» What you will do
Which lines include the word "that"? Copy each of them.

(Source code of charts)

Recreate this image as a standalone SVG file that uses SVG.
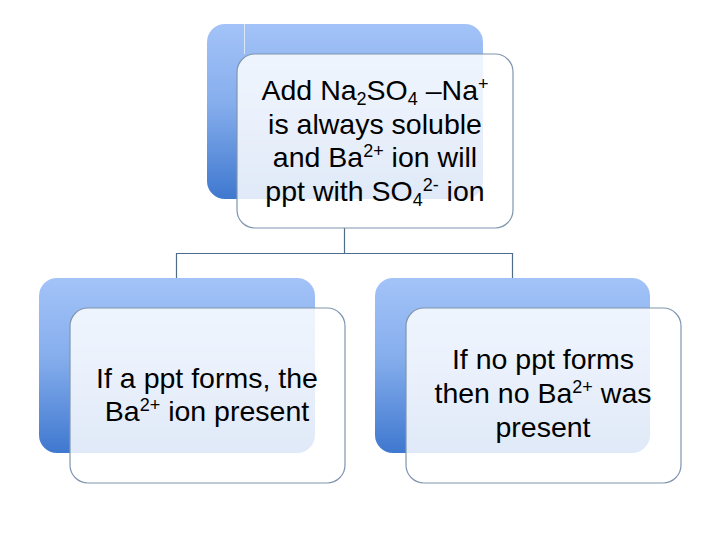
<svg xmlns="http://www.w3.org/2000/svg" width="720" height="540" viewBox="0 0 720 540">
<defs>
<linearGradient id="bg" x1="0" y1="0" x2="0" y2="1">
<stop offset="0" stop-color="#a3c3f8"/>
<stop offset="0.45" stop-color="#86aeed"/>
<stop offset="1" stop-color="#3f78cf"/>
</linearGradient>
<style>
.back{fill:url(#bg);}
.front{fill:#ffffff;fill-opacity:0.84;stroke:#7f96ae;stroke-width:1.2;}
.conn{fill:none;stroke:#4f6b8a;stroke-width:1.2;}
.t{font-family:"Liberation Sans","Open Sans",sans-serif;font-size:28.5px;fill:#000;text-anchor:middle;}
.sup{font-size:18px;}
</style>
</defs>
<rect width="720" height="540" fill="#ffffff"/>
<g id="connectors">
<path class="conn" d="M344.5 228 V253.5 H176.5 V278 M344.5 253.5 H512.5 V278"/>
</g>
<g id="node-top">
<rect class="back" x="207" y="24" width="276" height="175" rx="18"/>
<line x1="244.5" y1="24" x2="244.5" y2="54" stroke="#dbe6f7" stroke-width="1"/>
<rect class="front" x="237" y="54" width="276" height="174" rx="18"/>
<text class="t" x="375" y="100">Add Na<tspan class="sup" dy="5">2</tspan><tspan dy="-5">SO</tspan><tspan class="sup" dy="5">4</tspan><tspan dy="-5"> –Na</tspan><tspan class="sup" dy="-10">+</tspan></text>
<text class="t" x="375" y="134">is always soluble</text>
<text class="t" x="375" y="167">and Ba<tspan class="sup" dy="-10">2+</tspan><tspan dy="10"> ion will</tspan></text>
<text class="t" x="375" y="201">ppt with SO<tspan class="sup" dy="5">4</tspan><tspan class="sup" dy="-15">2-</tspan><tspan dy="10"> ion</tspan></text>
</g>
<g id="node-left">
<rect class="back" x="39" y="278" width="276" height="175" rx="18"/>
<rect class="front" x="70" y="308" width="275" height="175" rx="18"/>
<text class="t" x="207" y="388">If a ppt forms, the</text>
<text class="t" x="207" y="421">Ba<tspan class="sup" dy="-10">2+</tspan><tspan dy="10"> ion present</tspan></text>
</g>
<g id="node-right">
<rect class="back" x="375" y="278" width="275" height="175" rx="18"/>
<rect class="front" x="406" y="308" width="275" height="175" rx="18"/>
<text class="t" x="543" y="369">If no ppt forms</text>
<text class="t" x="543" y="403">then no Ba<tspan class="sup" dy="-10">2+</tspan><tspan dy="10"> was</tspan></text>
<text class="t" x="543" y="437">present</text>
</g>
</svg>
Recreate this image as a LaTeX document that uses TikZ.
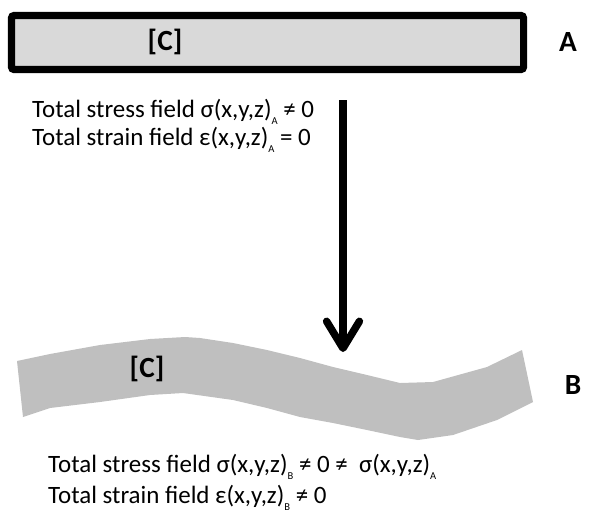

» The response
Recreate this image as a standalone SVG file that uses SVG.
Recreate this image as a LaTeX document that uses TikZ.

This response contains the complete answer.